Later in the summer, during the eight-week session, Guinn will take US 107 “American History II,” taught by Larry Easley, associate professor of history.
Starrett says online courses were envisioned as a means to increase access to higher education for individuals who have impediments – a change in lifestyle or marital status, young children, or a change in jobs – that prevent them from enrolling in traditional coursework.
“His circumstances have changed, and here he (Guinn) is over there wanting to keep going with his education. It’s a wonderful example of why we offer online courses and what the value of them is. I think it’s wonderful that someone in these circumstances is able to do this.”
This summer, Southeast is offering 149 sections and 126 classes of fully online courses with about 2,770 seats taken in these sessions.

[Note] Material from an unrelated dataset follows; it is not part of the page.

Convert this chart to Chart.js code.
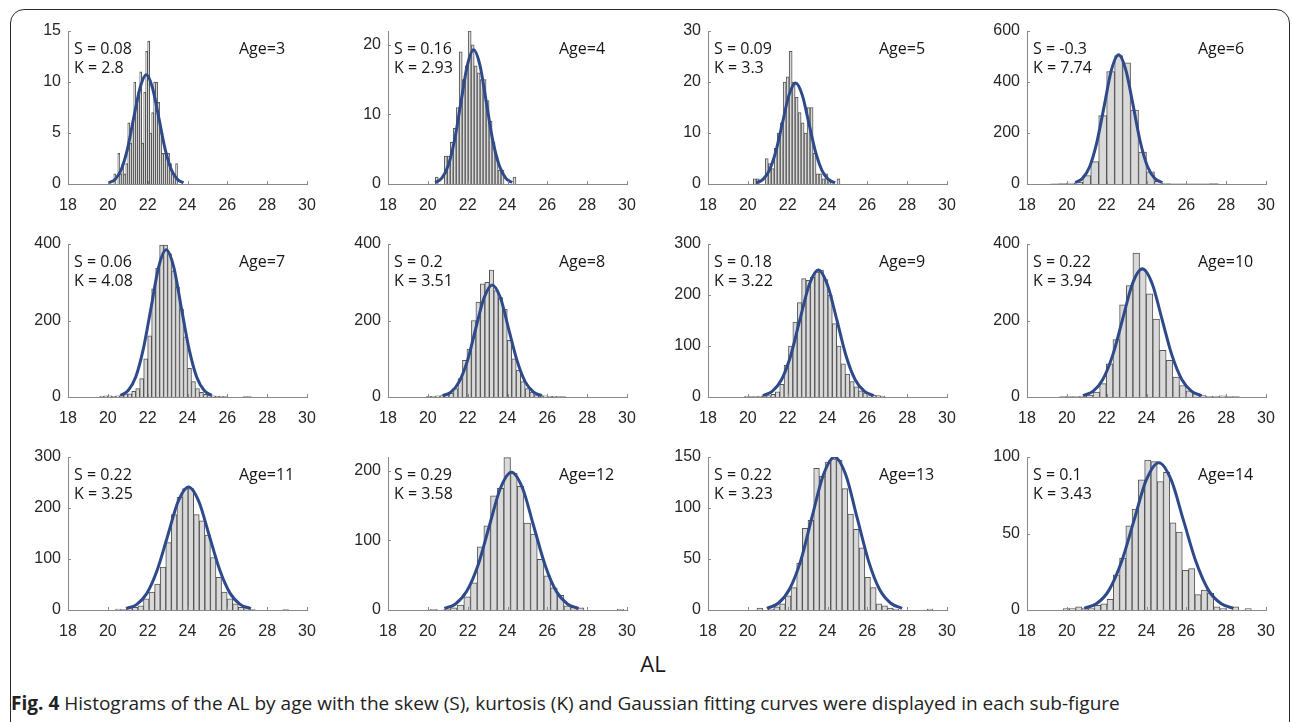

Guinn says he has direct access to the Internet after he and some of his comrades purchased a satellite and internet service, a luxury most soldiers don’t have since their jobs require them to move frequently. Guinn’s position is fixed to a base where he has daily internet access. He says he doesn’t know of anyone else serving overseas who is enrolled in online classes at home.
“This offers people the option to continue classes in circumstances that are not normal and do the work on their time and not be limited by a face-to-face class,” Guinn said.
He says his Southeast instructors have indicated a willingness to assist him while enrolled abroad.
“All of my professors have been good to me,” he said. “They all have told me they would work with me on timelines, considering that my time is nine hours different than in Cape.”
Guinn works nights in Iraq, “so my schedule is similar to a normal day back home,” he said.
He is quick to credit the military for allowing him to pursue a college degree.
“The military is the reason I have been able to continue my education,” he said. “They have paid 100 percent of my tuition so far, and, without that, I would not be able to pay for school. I believe they are all about furthering education.”
Guinn said he has the support of his commanding officers in taking Southeast online summer courses as long as they don’t interfere with his mission. He expects to return home in spring 2005 and eventually plans to complete his bachelor’s degree and then pursue a master’s or law degree.
“This, in a nutshell, is what we want to see happen” with online courses, Starrett concluded. “We have followed him to the four corners of the world. I think it’s great that technology is allowing us to do this. This is really what it’s all about.”